Question

The base of a prism is in the shape of a rhombus, whose diagonals and height of the prism is given. How do we find its volume?

Answer 1

Volume of pyramid with rhombus base `=(1/2)d_1d_2h`

Explanation:

Volume of pyramid is `(1/3)*` base area * height).
This formula remains same for all pyramids.

For a cone, it is `(1/3)*pir^2*h` where `pir^2` is base area and h is the height.

Likewise, area of a pyramid with rhombus base is
= (Base area * height).
Area of Rhombus is given by `((1/2)* d_1 * d_2)` where `d_1 and d_2` are the diagonals of the rhombus.

`:.` volume of pyramid with rhombus base = `(1/2)d_1d_2h`

Answer 2

Volume of a prism with rhombus base is `1/2abh`, where `a` and `b` are diagonals of the rhombus and `h` is the height of prism.

Explanation:

Volume of any prism is area of its base multiplied by its height.

As base is rhombus in shape and its area is half the product of its diagonals, if its diagonals are `a` and `b`, its area is `1/2ab`.

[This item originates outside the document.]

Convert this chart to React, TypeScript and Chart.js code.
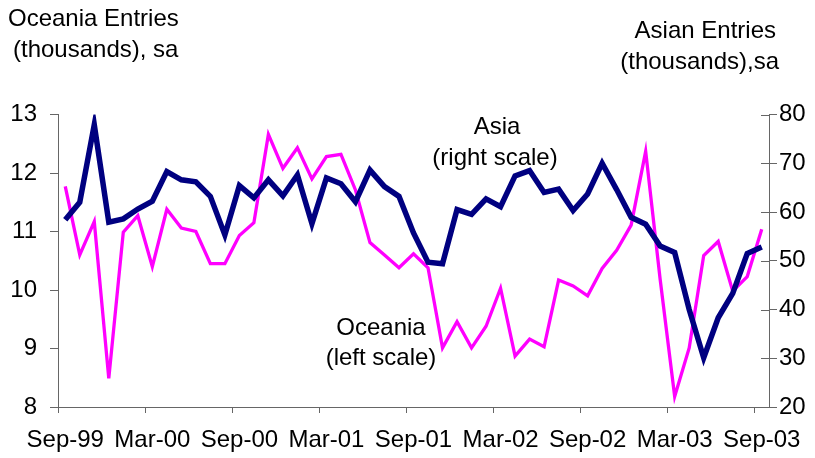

Hence, if height of a prism with rhombus base is `h`, its volume would be `1/2abh`.

Hence, volume of a prism with rhombus base is `1/2abh`, where `a` and `b` are diagonals of the rhombus and `h` is the height of prism.

Answer 3

See the example.

Explanation:

In general, the volume of a prism can be calculated by the formula
`V=Sh` , where `S` stands for the area of the base and `h` for the height.

Then, you have to calculate the area of the rhombus.
If the lengths of two diagonals in a rhombus are `a` and `b`, the area is `1/2ab`.

[Example1] Find the area of the rhombus below.

The lengths of the two diagonals are `4` cm and `8` cm.
Its area is `1/2*4*8=16` cm`"^2`.

[Example2] Evaluate the volume of a prism which has a base same as [Example1] and height `10` cm.

Area of base is `S=16` cm`""^2` and height is `h=10` cm.
Therefore, the volume is `V=Sh=16*10=160` cm`""^3`.